Fabrício Carpinejar é uma figura conhecida muito além da literatura. Sua presença colorida e marcante em programas de televisão, sempre acompanhada de um discurso bem-humorado e afetuoso, aproxima o escritor de milhões de brasileiros.
A recente volta do autor à poesia, no entanto, é oposta a sua exposição midiática. Depois de cinco anos sem publicar versos, o retorno é marcado por discrição e despojamento. Seu recém-lançado volume de poemas é um livro austero em termos gráficos: capa preta sem título e sem orelhas. Tampouco há prefácio ou texto de apresentação.
E o despojamento vai além dos limites físicos do livro. Não há sequer material de divulgação para a imprensa, e o autor se nega a dar entrevistas a respeito da obra. Depois de muito insistir, o repórter poderá ouvir no máximo que o poeta quer que “o livro fale por si”.

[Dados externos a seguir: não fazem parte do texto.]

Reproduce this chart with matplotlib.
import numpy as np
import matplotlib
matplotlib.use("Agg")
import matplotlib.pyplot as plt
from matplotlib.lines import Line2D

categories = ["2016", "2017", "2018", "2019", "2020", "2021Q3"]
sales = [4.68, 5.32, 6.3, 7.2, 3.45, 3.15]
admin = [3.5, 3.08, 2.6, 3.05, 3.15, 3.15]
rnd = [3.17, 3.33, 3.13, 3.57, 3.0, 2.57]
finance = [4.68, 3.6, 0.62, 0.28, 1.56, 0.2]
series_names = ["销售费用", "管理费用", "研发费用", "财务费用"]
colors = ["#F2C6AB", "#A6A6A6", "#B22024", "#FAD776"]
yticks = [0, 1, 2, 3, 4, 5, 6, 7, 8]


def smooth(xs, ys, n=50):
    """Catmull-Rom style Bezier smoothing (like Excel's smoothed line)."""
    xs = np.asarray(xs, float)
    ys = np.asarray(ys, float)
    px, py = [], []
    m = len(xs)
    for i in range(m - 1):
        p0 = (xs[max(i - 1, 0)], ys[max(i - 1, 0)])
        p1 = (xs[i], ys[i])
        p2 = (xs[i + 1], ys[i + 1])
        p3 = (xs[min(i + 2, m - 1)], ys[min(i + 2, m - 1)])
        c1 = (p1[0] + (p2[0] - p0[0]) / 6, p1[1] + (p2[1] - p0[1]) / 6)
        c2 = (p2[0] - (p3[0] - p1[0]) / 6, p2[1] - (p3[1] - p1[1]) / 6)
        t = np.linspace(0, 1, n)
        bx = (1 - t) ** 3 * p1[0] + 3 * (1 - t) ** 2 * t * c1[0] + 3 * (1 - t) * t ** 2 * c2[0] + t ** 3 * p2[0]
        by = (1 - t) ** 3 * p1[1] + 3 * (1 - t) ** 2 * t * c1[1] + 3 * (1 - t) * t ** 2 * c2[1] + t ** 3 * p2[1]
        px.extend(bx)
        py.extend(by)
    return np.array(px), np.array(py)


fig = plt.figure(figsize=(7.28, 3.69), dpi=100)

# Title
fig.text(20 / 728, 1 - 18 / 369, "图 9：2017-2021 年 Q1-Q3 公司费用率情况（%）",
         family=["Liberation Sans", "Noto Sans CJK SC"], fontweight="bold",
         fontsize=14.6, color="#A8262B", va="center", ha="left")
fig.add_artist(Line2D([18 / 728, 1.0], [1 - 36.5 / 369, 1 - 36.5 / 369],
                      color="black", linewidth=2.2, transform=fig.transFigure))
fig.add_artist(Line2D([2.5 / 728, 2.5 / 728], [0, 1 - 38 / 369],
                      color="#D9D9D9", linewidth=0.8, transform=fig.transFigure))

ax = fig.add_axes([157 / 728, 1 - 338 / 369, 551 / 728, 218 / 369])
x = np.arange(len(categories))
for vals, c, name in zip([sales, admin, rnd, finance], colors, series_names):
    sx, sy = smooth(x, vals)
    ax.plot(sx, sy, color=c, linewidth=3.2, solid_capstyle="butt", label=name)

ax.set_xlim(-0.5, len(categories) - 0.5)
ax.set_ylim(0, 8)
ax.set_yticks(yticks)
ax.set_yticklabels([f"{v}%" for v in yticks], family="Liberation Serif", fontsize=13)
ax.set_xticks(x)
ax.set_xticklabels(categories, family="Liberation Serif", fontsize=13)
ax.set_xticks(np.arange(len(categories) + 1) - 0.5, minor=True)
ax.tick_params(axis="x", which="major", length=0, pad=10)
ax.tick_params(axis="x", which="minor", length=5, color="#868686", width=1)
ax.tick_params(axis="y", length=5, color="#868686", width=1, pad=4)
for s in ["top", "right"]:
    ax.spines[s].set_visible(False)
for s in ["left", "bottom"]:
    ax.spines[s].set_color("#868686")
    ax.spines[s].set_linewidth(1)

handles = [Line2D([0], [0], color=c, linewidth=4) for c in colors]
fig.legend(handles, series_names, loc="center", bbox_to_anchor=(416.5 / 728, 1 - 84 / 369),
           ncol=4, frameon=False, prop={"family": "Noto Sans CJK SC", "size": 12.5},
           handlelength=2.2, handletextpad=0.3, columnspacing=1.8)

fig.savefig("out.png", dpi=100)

Como o sobrenome do autor aparece na capa, as lojas virtuais têm oferecido o lançamento sob o título de Carpinejar. Mas seria justo que fosse lembrado pela comunidade de leitores como o Livro Negro, a exemplo do que aconteceu com o disco duplo dos Beatles, lançado em 1968 e conhecido até hoje como Álbum Branco. Isso porque se trata de um coleção de poemas que explora a escuridão.

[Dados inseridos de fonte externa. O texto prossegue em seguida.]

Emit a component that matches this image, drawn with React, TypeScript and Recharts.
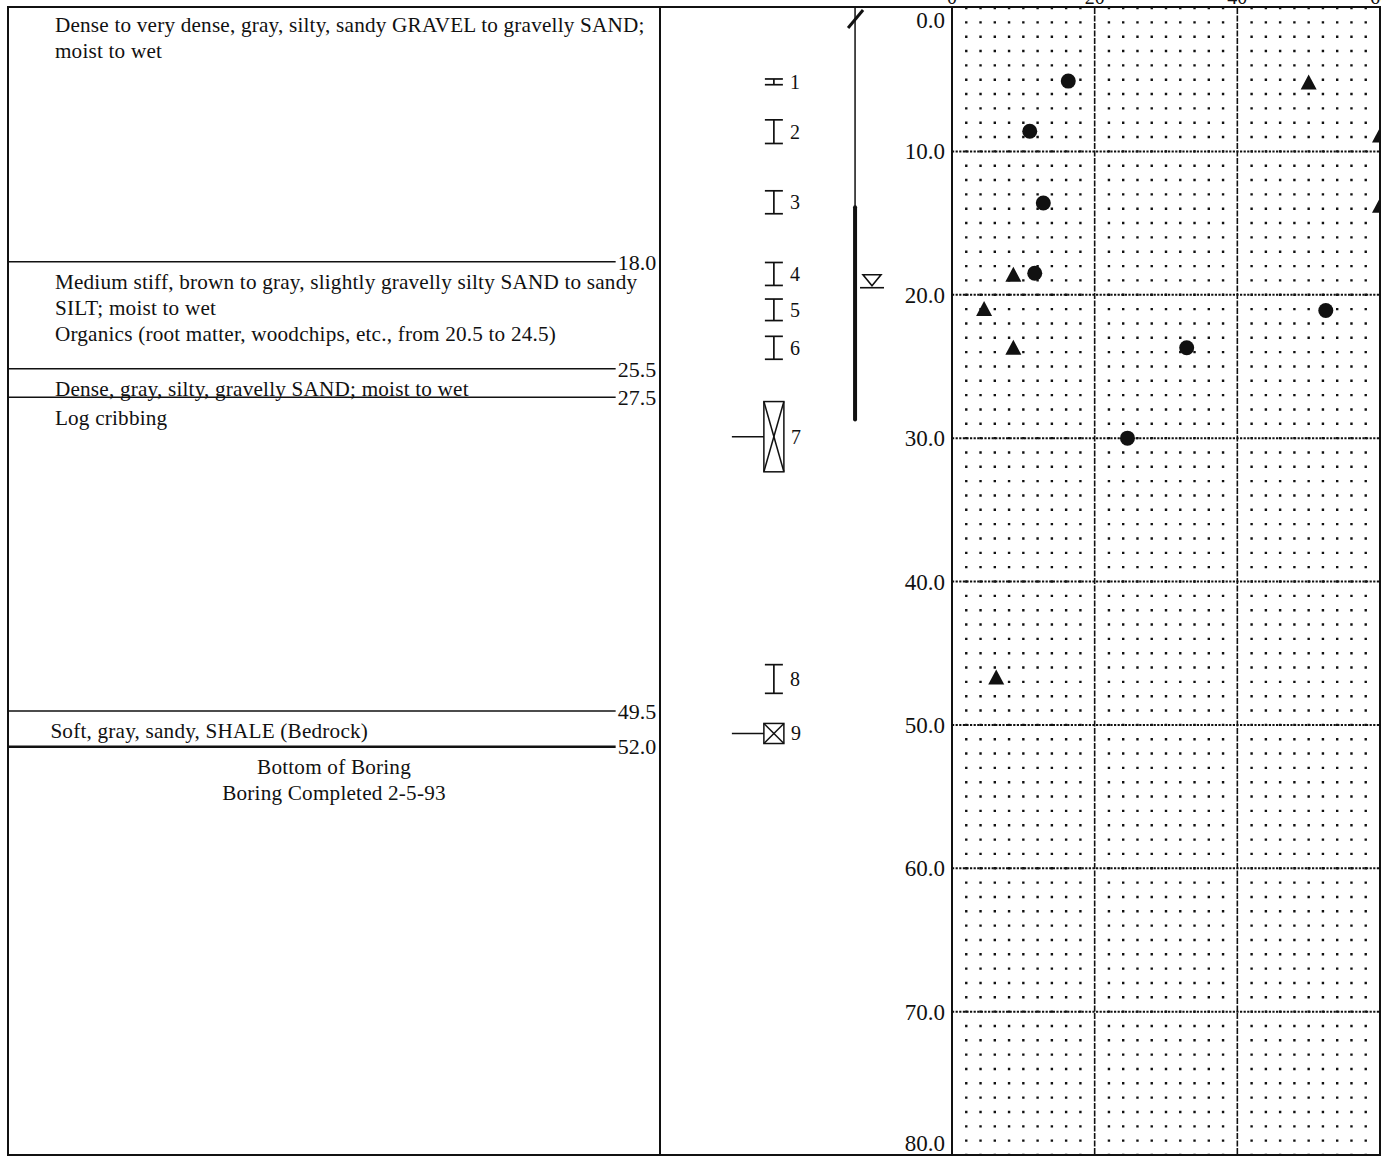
import React from 'react'
import {
  ScatterChart, Scatter, XAxis, YAxis, CartesianGrid, ReferenceLine,
  ReferenceArea, ReferenceDot, Label,
} from 'recharts'

const FONT = '"Liberation Serif", "DejaVu Serif", "Times New Roman", serif'
const INK = '#111'

const layerDepths = [18.0, 25.5, 27.5, 49.5, 52.0]

const descTops = [0, 18.0, 25.5, 27.5, 49.5, 52.0]
const descLines = [
  ['Dense to very dense, gray, silty, sandy GRAVEL to gravelly SAND;', 'moist to wet'],
  ['Medium stiff, brown to gray, slightly gravelly silty SAND to sandy', 'SILT; moist to wet',
    'Organics (root matter, woodchips, etc., from 20.5 to 24.5)'],
  ['Dense, gray, silty, gravelly SAND; moist to wet'],
  ['Log cribbing'],
  ['Soft, gray, sandy, SHALE (Bedrock)'],
  ['Bottom of Boring', 'Boring Completed 2-5-93'],
]

const sampleNumbers = [1, 2, 3, 4, 5, 6, 7, 8, 9]
const sampleTops = [4.95, 7.8, 12.75, 17.75, 20.3, 22.9, 27.45, 45.8, 49.9]
const sampleBottoms = [5.35, 9.45, 14.35, 19.35, 21.8, 24.5, 32.35, 47.8, 51.3]
const sampleKinds = ['spoon', 'spoon', 'spoon', 'spoon', 'spoon', 'spoon', 'bulk', 'spoon', 'bulk']

const wellRiser = [0, 13.9]
const wellScreen = [13.9, 28.7]
const waterDepth = 19.3

const circleDepths = [5.1, 8.6, 13.6, 18.5, 21.1, 23.7, 30.0]
const circleValues = [16.3, 10.9, 12.8, 11.6, 52.4, 32.9, 24.6]
const triangleDepths = [5.2, 8.9, 13.8, 18.6, 21.0, 23.7, 46.7]
const triangleValues = [50.0, 60, 60, 8.6, 4.5, 8.6, 6.2]

const xTicks = [0, 20, 40, 60]
const yTicks = [0, 10, 20, 30, 40, 50, 60, 70, 80]
const majorDepths = [10, 20, 30, 40, 50, 60, 70]
const majorValues = [20, 40]
const dotColumns = [2, 4, 6, 8, 10, 12, 14, 16, 18, 22, 24, 26, 28, 30, 32, 34, 36, 38,
  42, 44, 46, 48, 50, 52, 54, 56, 58]

// ---- layout ----
const H = 1159
const PLOT_TOP = 8
const PLOT_BOTTOM = 4
const DOT_PERIOD = (H - PLOT_TOP - PLOT_BOTTOM) / 80
const SAMPLE_LANE = 39
const WELL_LANE = 66.8
const WATER_LANE = 72.6

const descData = descTops.map((t, i) => ({
  x: i === descTops.length - 1 ? 50 : i === 4 ? 6.5 : 7.2,
  y: t, lines: descLines[i], center: i === descTops.length - 1,
}))
const sampleData = sampleNumbers.map((n, i) => ({
  x: SAMPLE_LANE, y: (sampleTops[i] + sampleBottoms[i]) / 2, n, kind: sampleKinds[i],
}))
const circleData = circleValues.map((v, i) => ({ x: v, y: circleDepths[i] }))
const triangleData = triangleValues.map((v, i) => ({ x: v, y: triangleDepths[i] }))

function DescText(props: any) {
  const { cx, cy, payload } = props
  return (
    <g>
      {payload.lines.map((l: string, i: number) => (
        <text key={i} x={cx} y={cy + 20 + i * 26} dy="0.35em" fontFamily={FONT} fontSize={21.2}
          letterSpacing={0.2} fill={INK} textAnchor={payload.center ? 'middle' : 'start'}>{l}</text>
      ))}
    </g>
  )
}

function DescriptionColumn() {
  return (
    <ScatterChart width={660} height={H} margin={{ top: 5, right: 0, bottom: 13, left: 8 }}>
      <XAxis type="number" dataKey="x" domain={[0, 100]} hide />
      <YAxis type="number" dataKey="y" domain={[0, 80]} reversed hide />
      {layerDepths.map((d, i) => (
        <ReferenceLine key={d} segment={[{ x: 0, y: d }, { x: 93.2, y: d }]} ifOverflow="visible"
          stroke={INK} strokeWidth={i === layerDepths.length - 1 ? 2.5 : 1.5}>
          <Label value={d.toFixed(1)} position="right" offset={2} fill={INK} fontSize={22} fontFamily={FONT} />
        </ReferenceLine>
      ))}
      <Scatter data={descData} shape={DescText} isAnimationActive={false} />
    </ScatterChart>
  )
}

function SampleGlyph(props: any) {
  const { x, y, width, height, kind } = props
  const cx = x + width / 2
  if (kind === 'bulk') {
    return (
      <g stroke={INK} strokeWidth={1.5} fill="none">
        <rect x={cx - 10} y={y} width={20} height={height} />
        <line x1={cx - 10} y1={y} x2={cx + 10} y2={y + height} />
        <line x1={cx + 10} y1={y} x2={cx - 10} y2={y + height} />
        <line x1={cx - 42} y1={y + height / 2} x2={cx - 10} y2={y + height / 2} />
      </g>
    )
  }
  return (
    <g stroke={INK} strokeWidth={1.7}>
      <line x1={cx - 9} y1={y} x2={cx + 9} y2={y} />
      <line x1={cx - 9} y1={y + height} x2={cx + 9} y2={y + height} />
      <line x1={cx} y1={y} x2={cx} y2={y + height} />
    </g>
  )
}

function SampleLabel(props: any) {
  const { cx, cy, payload } = props
  return (
    <text x={cx + (payload.kind === 'bulk' ? 17 : 16)} y={cy} dy="0.35em" fontFamily={FONT}
      fontSize={20} fill={INK}>{payload.n}</text>
  )
}

function Slash(props: any) {
  const { cx, cy } = props
  return <line x1={cx - 7} y1={cy + 20} x2={cx + 8} y2={cy + 2} stroke={INK} strokeWidth={3} />
}

function WaterMark(props: any) {
  const { cx, cy } = props
  return (
    <g stroke={INK} strokeWidth={1.6} fill="none">
      <polygon points={`${cx - 9},${cy - 10} ${cx + 9},${cy - 10} ${cx},${cy + 1}`} />
      <line x1={cx - 12} y1={cy + 3} x2={cx + 12} y2={cy + 3} />
    </g>
  )
}

function SampleColumn() {
  return (
    <ScatterChart width={292} height={H} margin={{ top: PLOT_TOP, right: 0, bottom: PLOT_BOTTOM, left: 0 }}>
      <XAxis type="number" dataKey="x" domain={[0, 100]} hide />
      <YAxis type="number" dataKey="y" domain={[0, 80]} reversed hide />
      <ReferenceLine segment={[{ x: WELL_LANE, y: wellRiser[0] }, { x: WELL_LANE, y: wellRiser[1] }]}
        ifOverflow="visible" stroke={INK} strokeWidth={1.5} />
      <ReferenceLine segment={[{ x: WELL_LANE, y: wellScreen[0] }, { x: WELL_LANE, y: wellScreen[1] }]}
        ifOverflow="visible" stroke={INK} strokeWidth={4} strokeLinecap="round" />
      <ReferenceDot x={WELL_LANE} y={0} ifOverflow="visible" shape={Slash} />
      <ReferenceDot x={WATER_LANE} y={waterDepth} ifOverflow="visible" shape={WaterMark} />
      {sampleNumbers.map((n, i) => (
        <ReferenceArea key={n} x1={SAMPLE_LANE - 1} x2={SAMPLE_LANE + 1} y1={sampleTops[i]} y2={sampleBottoms[i]}
          ifOverflow="visible" shape={(p: any) => <SampleGlyph {...p} kind={sampleKinds[i]} />} />
      ))}
      <Scatter data={sampleData} shape={SampleLabel} isAnimationActive={false} />
    </ScatterChart>
  )
}

function DepthTick(props: any) {
  const { x, y, payload } = props
  const v = payload.value
  const shift = v === 0 ? 12 : v === 80 ? -12 : 0
  return (
    <text x={x} y={y + shift} dy="0.35em" textAnchor="end" fontFamily={FONT} fontSize={23} fill={INK}>
      {Number(v).toFixed(1)}
    </text>
  )
}

function CircleMark(props: any) {
  return <circle cx={props.cx} cy={props.cy} r={7.5} fill={INK} />
}

function TriangleMark(props: any) {
  const { cx, cy } = props
  return <polygon points={`${cx},${cy - 8} ${cx - 8},${cy + 7} ${cx + 8},${cy + 7}`} fill={INK} />
}

function PlotColumn() {
  const dotGen = ({ xAxis, offset }: any) =>
    dotColumns.map(v => (xAxis && typeof xAxis.scale === 'function'
      ? xAxis.scale(v)
      : offset.left + (v / 60) * offset.width))
  return (
    <ScatterChart width={530} height={H} margin={{ top: 0, right: 2, bottom: PLOT_BOTTOM, left: 0 }}>
      <XAxis type="number" dataKey="x" orientation="top" domain={[0, 60]} ticks={xTicks} height={PLOT_TOP}
        axisLine={false} tickLine={false} tickSize={0} tickMargin={4} interval={0}
        tick={{ fontSize: 20, fontFamily: FONT, fill: INK }} />
      <YAxis type="number" dataKey="y" domain={[0, 80]} reversed ticks={yTicks} width={100} interval={0}
        axisLine={{ stroke: INK, strokeWidth: 2 }} tickLine={false} tickSize={0} tickMargin={7}
        tick={(p: any) => <DepthTick {...p} />} />
      <CartesianGrid horizontal={false} verticalCoordinatesGenerator={dotGen} stroke="#111" strokeWidth={2.4}
        strokeDasharray={`2.4 ${DOT_PERIOD - 2.4}`} strokeDashoffset={1.2} />
      {majorDepths.map(d => (
        <ReferenceLine key={`h${d}`} y={d} stroke={INK} strokeWidth={2} strokeDasharray="2.2 1.4" />
      ))}
      {majorValues.map(v => (
        <ReferenceLine key={`v${v}`} x={v} stroke={INK} strokeWidth={1.6} strokeDasharray="6 1.5" />
      ))}
      <Scatter data={circleData} shape={CircleMark} isAnimationActive={false} />
      <Scatter data={triangleData} shape={TriangleMark} isAnimationActive={false} />
    </ScatterChart>
  )
}

export default function App() {
  return (
    <div style={{ position: 'absolute', left: 0, top: 0, width: 1381, height: H, overflow: 'hidden', background: '#fff' }}>
      <div style={{ position: 'absolute', left: 7, top: 6, width: 1374, height: 1150, boxSizing: 'border-box', border: `2px solid ${INK}` }} />
      <div style={{ position: 'absolute', left: 659, top: 6, width: 2, height: 1150, background: INK }} />
      <div style={{ position: 'absolute', left: 0, top: 0 }}><DescriptionColumn /></div>
      <div style={{ position: 'absolute', left: 660, top: 0 }}><SampleColumn /></div>
      <div style={{ position: 'absolute', left: 852, top: 0 }}><PlotColumn /></div>
    </div>
  )
}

A obscuridade e a desorientação são marcantes desde os primeiros versos: “No cemitério,/ cuidava para não pisar/ nos mortos dos outros”. Além de morte, há também espaço para a traição e o desamparo na primeira metade do livro. “Judas: o Cristo de Cristo,/ o crucificado do crucificado”, define a certa altura. Mais adiante, vaticina: “As lembranças felizes/ vão me trair um dia”.
Os poemas, no entanto, apresentam a travessia do eu lírico em direção à luz. E é ao rememorar a infância que os versos ganham novos tons. Os animais de estimação, os sapatos da mãe, o pulso sem relógio do pai são algumas das lembranças que afloram ao longo das páginas. As amoras roubadas dos vizinhos e os cachorros do pátio de casa são imagens que trazem colorido e calor para o último terço do livro.
A parte final não contradiz os versos anteriores. A redenção se dá em tons de cinza, no momento em que o personagem aceita o afeto dos que o cercam, mas também suas limitações. “Nenhuma família é confiável,/ mas ainda é a sua melhor opção”, conclui um dos poemas.
A austeridade de Carpinejar, ou sabe-se lá como será chamado, é, na verdade, sua característica mais generosa. A leitura se dá como um jogo em que o leitor encontra o nexo entre um poema e outro. Prefácios e textos de apresentação são norteadores, mas também limitadores. Sem eles, o leitor está livre para montar sua narrativa — e até chamá-la pelo título que achar mais apropriado.
Relançamento
O novo livro serve também como um convite para se aprofundar na poesia de Carpinejar. Aliás, um box acaba de ser editado com a primeira fase poética do autor, abrangendo cinco volumes: As Solas do Sol (1998), Um Terno de Pássaros ao Sul (2000), Terceira Sede (2001), Biografia de uma Árvore (2002) e Cinco Marias (2004).
Ao contrário do novo livro, a caixa tem ampla divulgação — e o escritor topa até dar entrevista sobre o combo:
— O interessante é que, lidos juntos, esses cinco volumes formam uma narrativa única. Então, a edição ficou com cara de romance contemporâneo. Quando escrevi os livros, já havia previsto esse nexo entre eles, mas guardei para falar sobre isso em um segundo momento, que se concretiza agora.